A idade da impunidade
Costumo ouvir a voz das ruas. Assim o fiz no fim-de-semana no Rio e no início da semana em Brasília. A cada vez que puxava o assunto da dentista assaltada em São Bernardo, e morta com fogo porque tinha apenas 30 reais na conta, as pessoas clamam em pena de morte e em redução da idade penal. Um taxista várias vezes assaltado, que teve colegas mortos por assaltantes, chegou a sugerir que a execução seja feita com o mesmo meio que o homicida usou. "Matou com fogo, morre na fogueira". Pensando bem, a dentista e Joana d`Arc foram executadas na mesma fogueira da injustiça.
Os que querem impor a ditadura do politicamente correto reagem à necessária redução da idade penal. Alegam que abaixo dos 18 anos a pessoa ainda não tem discernimento sobre o certo e o errado e perderá a chance de se ressocializar. Como "ressocializar" quem nunca foi socializado? No Jornal Nacional de sábado, mostramos a apreensão(não se pode chamar de prisão) do suposto autor da execução por fogo. Estava com o cabelo pintado de loiro, porque vira na TV as imagens dele, moreno, ao se dirigir, com o cartão da dentista, ao caixa eletrônico. Teve discernimento para se disfarçar. As imagens da apreensão mostram sua estatura física igual à dos policiais que o seguram.

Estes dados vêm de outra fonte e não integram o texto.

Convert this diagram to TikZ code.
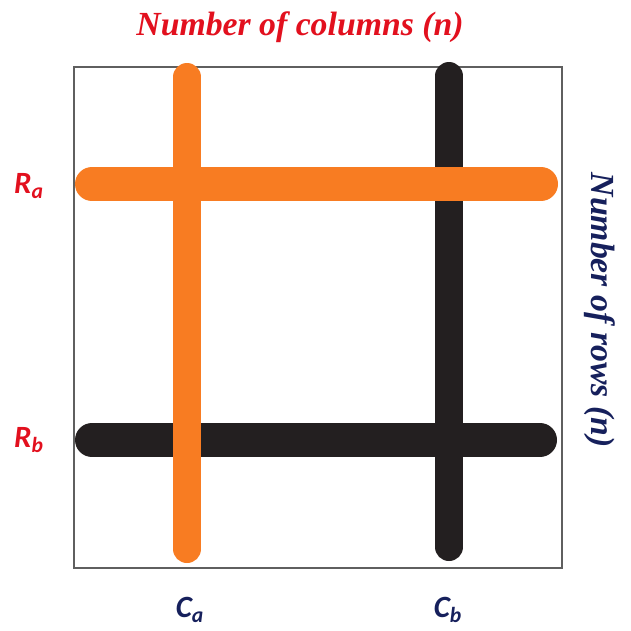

Vai completar 18 anos em junho e desde os 16 pode eleger presidente, governador, prefeito e legisladores.
No sábado, foi convocada uma passeata na avenida Paulista, pela redução da idade penal. Na região metropolitana onde se deu o crime hediondo, moram 20 milhões de brasileiros. Só 300 foram à passeata. Na mesma avenida que fica cheia no reveillon ou em manifestações sobre direitos gays ou de fé evangélica. Em assuntos de vida ou morte, só 300. Pobre país. A maior parte dos países civilizados é realista e considera que aos 12 anos a pessoa já tem discernimento quando comete crime. E tem que pagar como qualquer criminoso de mais idade.
O menor de idade assumiu a execução por fogo. Contou que jogou álcool na dentista amarrada e a "isqueirou". Até agora a polícia está caindo na treta de que o homicida é o menor. Depois, ele disse que assumiu por estar ameaçado. Desde que aprovaram o Estatuto da Criança e do Adolescente, os criminosos passaram a usar esse argumento. O autor é sempre o menor. Qualquer estudante de Direito saberia que todos foram autores. Pena de morte para os quatro, diria o motorista de táxi. Tão cúmplices quanto os que assaltaram a dentista somos todos os que nos alienamos e mantemos a impunidade para menores de 18 anos. A cada vez que um deles tirar vidas, explicando que saiu de casa com vontade de matar, somos também responsáveis se mantivermos essa idade da impunidade.